A regeneration crisis

Kim Steiner designed the oak regeneration study that has been
under way since 1996. As a result of the research, scientists are beginning to understand why oaks are not regenerating.
Back in 1995, as part of the legislation that created the Department of Conservation and Natural Resources, the state mandated that 10 percent of its timber proceeds be invested in forest regeneration. Pondering strategies such as fencing, fertilizing, herbiciding, liming, and tree planting, DCNR officials consulted with experts in the School of Forest Resources about how best to spend the money.

The rapid rise in value for high-quality hardwood, specifically black cherry, caused timber revenues to rise from $8 million per year in 1989 to more than $35 million in 2003. “Ten percent of the higher value allowed DCNR to pay for research, and Bureau of Forestry officials started to make decisions about how to improve regeneration of the forests,” says forest scientist James Finley. “They weren’t sure what would be successful.”

With funding from DCNR, forest biologist Kim Steiner and colleagues in the School of Forest Resources began a longitudinal study of stand development on state forestlands within the central third of the Commonwealth. “The smallest research tract is 13 acres, the largest is 225 acres,” says Steiner. “Some tracts are fenced to exclude deer, some are not, and they differ in a few other important ways. But all are harvested soon after we begin measuring, so the study spans both the old and the new developing stands. Even in forestry, most research projects are short term, but trees and forests often take decades to register responses to treatments and changing conditions. This study aims to fill a critical hole in our understanding of the long-term trajectory of forest stand development.

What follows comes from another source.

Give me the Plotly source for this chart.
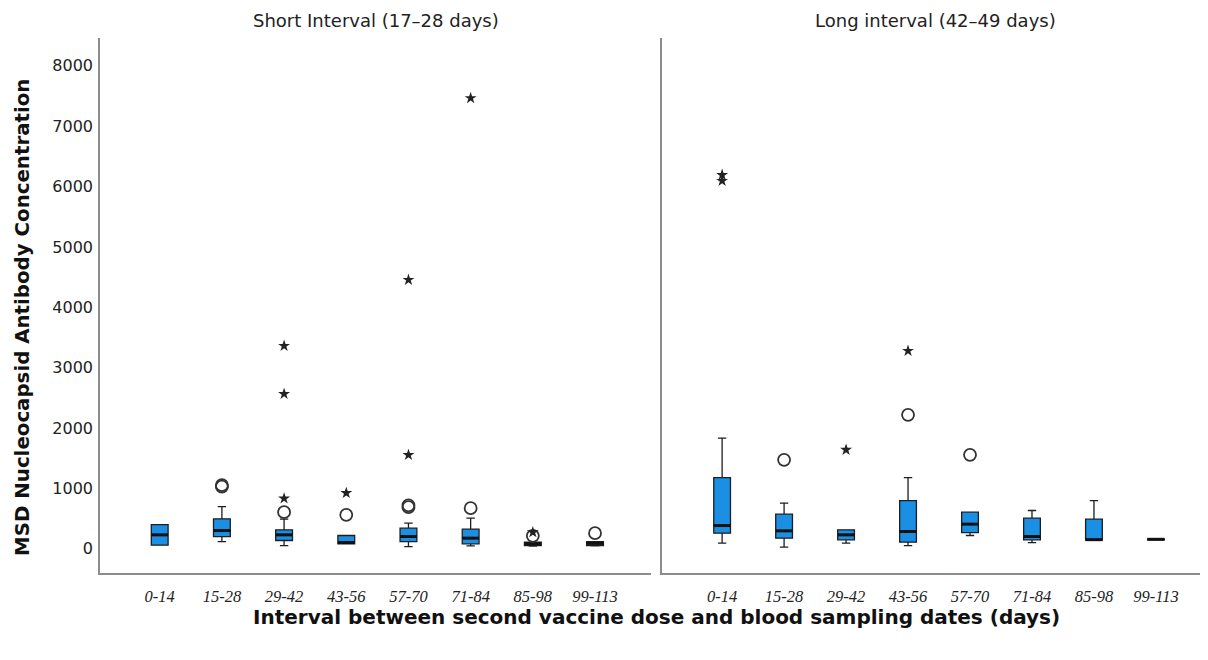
import plotly.graph_objects as go

categories = ["0-14", "15-28", "29-42", "43-56", "57-70", "71-84", "85-98", "99-113"]
y_ticks = [0, 1000, 2000, 3000, 4000, 5000, 6000, 7000, 8000]

# Short interval (17–28 days)
short_q1 = [60, 204, 138, 83, 121, 83, 55, 55]
short_median = [232, 303, 232, 105, 204, 177, 85, 90]
short_q3 = [400, 497, 315, 221, 342, 326, 110, 121]
short_low = [60, 121, 55, 83, 38, 50, 45, 50]
short_high = [400, 700, 491, 221, 425, 508, 110, 121]
short_circle_cat = [1, 1, 2, 3, 4, 4, 5, 6, 7]
short_circle_val = [1030, 1055, 607, 563, 690, 720, 674, 215, 260]
short_star_cat = [2, 2, 2, 3, 4, 4, 5, 6]
short_star_val = [835, 2565, 3362, 925, 1555, 4455, 7465, 275]

# Long interval (42–49 days)
long_q1 = [260, 177, 149, 111, 270, 149, 144, 150]
long_median = [386, 298, 232, 287, 409, 204, 152, 158]
long_q3 = [1181, 575, 315, 800, 607, 508, 491, 165]
long_low = [94, 28, 94, 55, 221, 104, 144, 150]
long_high = [1833, 757, 315, 1181, 607, 635, 800, 165]
long_circle_cat = [1, 3, 4]
long_circle_val = [1474, 2219, 1557]
long_star_cat = [0, 0, 2, 3]
long_star_val = [6094, 6193, 1640, 3279]

BOX_W = 0.27
FILL = "#1a8fe4"
EDGE = "#1e1e1e"

fig = go.Figure()
idx = list(range(len(categories)))

panels = [
    ("x", "y", short_q1, short_median, short_q3, short_low, short_high,
     short_circle_cat, short_circle_val, short_star_cat, short_star_val),
    ("x2", "y2", long_q1, long_median, long_q3, long_low, long_high,
     long_circle_cat, long_circle_val, long_star_cat, long_star_val),
]

for xa, ya, q1, med, q3, lo, hi, cc, cv, sc, sv in panels:
    fig.add_trace(go.Box(
        x=idx, q1=q1, median=med, q3=q3, lowerfence=lo, upperfence=hi,
        width=BOX_W, whiskerwidth=0.5, fillcolor=FILL,
        line=dict(color=EDGE, width=1.3), boxpoints=False,
        xaxis=xa, yaxis=ya, showlegend=False, hoverinfo="skip"))
    mx, my = [], []
    for i, m in zip(idx, med):
        mx += [i - BOX_W / 2, i + BOX_W / 2, None]
        my += [m, m, None]
    fig.add_trace(go.Scatter(
        x=mx, y=my, mode="lines", line=dict(color="#111", width=3),
        xaxis=xa, yaxis=ya, showlegend=False, hoverinfo="skip"))
    fig.add_trace(go.Scatter(
        x=cc, y=cv, mode="markers",
        marker=dict(symbol="circle-open", size=12, color="#333",
                    line=dict(width=1.8, color="#333")),
        xaxis=xa, yaxis=ya, showlegend=False, hoverinfo="skip"))
    fig.add_trace(go.Scatter(
        x=sc, y=sv, mode="markers",
        marker=dict(symbol="star", size=9, color="#222",
                    line=dict(width=0)),
        xaxis=xa, yaxis=ya, showlegend=False, hoverinfo="skip"))

tick_text = ["<i>%s</i>" % c for c in categories]
xcommon = dict(
    tickmode="array", tickvals=idx, ticktext=tick_text,
    showline=True, linecolor="#8c8c8c", linewidth=1.6, ticks="",
    showgrid=False, zeroline=False, ticklabelstandoff=7,
    tickfont=dict(family="Liberation Serif", size=16.5, color="#222"),
)
ycommon = dict(
    range=[-400, 8460], showline=True, linecolor="#8c8c8c", linewidth=1.6,
    showgrid=False, zeroline=False, ticks="",
)

PW = 1108  # plot area width in px
dom_split_l = 551 / PW
dom_split_r = 562 / PW

fig.update_layout(
    width=1200, height=652,
    margin=dict(l=92, r=0, t=30, b=87),
    paper_bgcolor="white", plot_bgcolor="white",
    font=dict(family="DejaVu Sans", color="#222"),
    xaxis=dict(domain=[0, dom_split_l], anchor="y", range=[-0.96, 7.9], **xcommon),
    xaxis2=dict(domain=[dom_split_r, 1], anchor="y2", range=[-0.97, 7.84], **xcommon),
    yaxis=dict(domain=[0, 1], anchor="x", tickmode="array", tickvals=y_ticks,
               ticktext=[str(v) for v in y_ticks], ticklabelstandoff=2,
               tickfont=dict(family="DejaVu Sans", size=16, color="#222"),
               **ycommon),
    yaxis2=dict(domain=[0, 1], anchor="x2", showticklabels=False, **ycommon),
    annotations=[
        dict(text="Short Interval (17\u201328 days)", x=dom_split_l / 2, y=1,
             xref="paper", yref="paper", xanchor="center", yanchor="bottom",
             yshift=5, showarrow=False,
             font=dict(family="DejaVu Sans", size=18, color="#222")),
        dict(text="Long interval (42\u201349 days)", x=(dom_split_r + 1) / 2, y=1,
             xref="paper", yref="paper", xanchor="center", yanchor="bottom",
             yshift=5, showarrow=False,
             font=dict(family="DejaVu Sans", size=18, color="#222")),
        dict(text="<b>Interval between second vaccine dose and blood sampling dates (days)</b>",
             x=(656 - 100) / PW, y=0, xref="paper", yref="paper",
             xanchor="center", yanchor="middle", yshift=-(617 - 573),
             showarrow=False,
             font=dict(family="DejaVu Sans", size=20, color="#111")),
        dict(text="<b>MSD Nucleocapsid Antibody Concentration</b>",
             x=0, y=(573 - 318) / 535, xref="paper", yref="paper",
             xanchor="center", yanchor="middle", xshift=-(100 - 22),
             textangle=-90, showarrow=False,
             font=dict(family="DejaVu Sans", size=19.8, color="#111")),
    ],
)

fig.write_html("out.html")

Jim Finley inspects a deer exclusion
fence erected around a research plot
in the oak-regeneration study.

“We are currently monitoring the development of 70 forest stands, and our data begin with conditions of the previous mature stand and continue at three-year intervals with characteristics of the new developing stand,” adds Steiner. “All of our several thousand plots are permanently marked and can be relocated exactly with global positioning system instruments. Our rather comprehensive data set will be valuable for decades after we are gone, but already we have used it to develop innovative models of the early regeneration process. We are debunking some of the conventional ideas about regeneration in oak stands that arose from earlier studies of more limited scope.”

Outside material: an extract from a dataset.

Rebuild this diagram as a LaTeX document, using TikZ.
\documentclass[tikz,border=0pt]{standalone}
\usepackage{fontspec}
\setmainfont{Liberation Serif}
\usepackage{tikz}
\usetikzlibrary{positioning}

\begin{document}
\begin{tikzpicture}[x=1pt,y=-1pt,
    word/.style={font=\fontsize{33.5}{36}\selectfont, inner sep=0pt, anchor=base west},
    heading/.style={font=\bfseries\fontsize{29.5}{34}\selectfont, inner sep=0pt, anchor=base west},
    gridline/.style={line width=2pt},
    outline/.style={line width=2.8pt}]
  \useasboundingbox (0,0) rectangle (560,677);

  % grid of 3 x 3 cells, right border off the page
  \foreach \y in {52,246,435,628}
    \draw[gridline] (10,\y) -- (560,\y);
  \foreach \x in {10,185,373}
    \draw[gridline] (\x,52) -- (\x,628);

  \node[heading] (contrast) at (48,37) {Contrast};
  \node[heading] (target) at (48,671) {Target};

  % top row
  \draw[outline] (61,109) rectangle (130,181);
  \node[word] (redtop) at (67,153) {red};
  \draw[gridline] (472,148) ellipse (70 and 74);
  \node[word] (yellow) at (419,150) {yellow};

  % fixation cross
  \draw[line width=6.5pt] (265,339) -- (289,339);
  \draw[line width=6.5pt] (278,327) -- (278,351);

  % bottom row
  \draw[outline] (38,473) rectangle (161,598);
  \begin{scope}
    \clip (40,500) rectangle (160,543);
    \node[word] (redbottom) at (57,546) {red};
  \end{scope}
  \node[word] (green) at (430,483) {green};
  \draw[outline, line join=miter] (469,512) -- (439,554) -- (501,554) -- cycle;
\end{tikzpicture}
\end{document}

Students take most of the measurements, and several master’s and doctoral students have done their graduate research as part of the project. “But students are not just minions who collect data,” Finley points out. “We want them to be thinking about what they are doing because they are the ones who see these stands most intimately. We want them writing and advising us. One of the things we stress to the students is that every piece of data is important. We try to hand-pick our students, and they learn well. We are very proud of the number of them that have gone on to graduate degrees at other institutions.”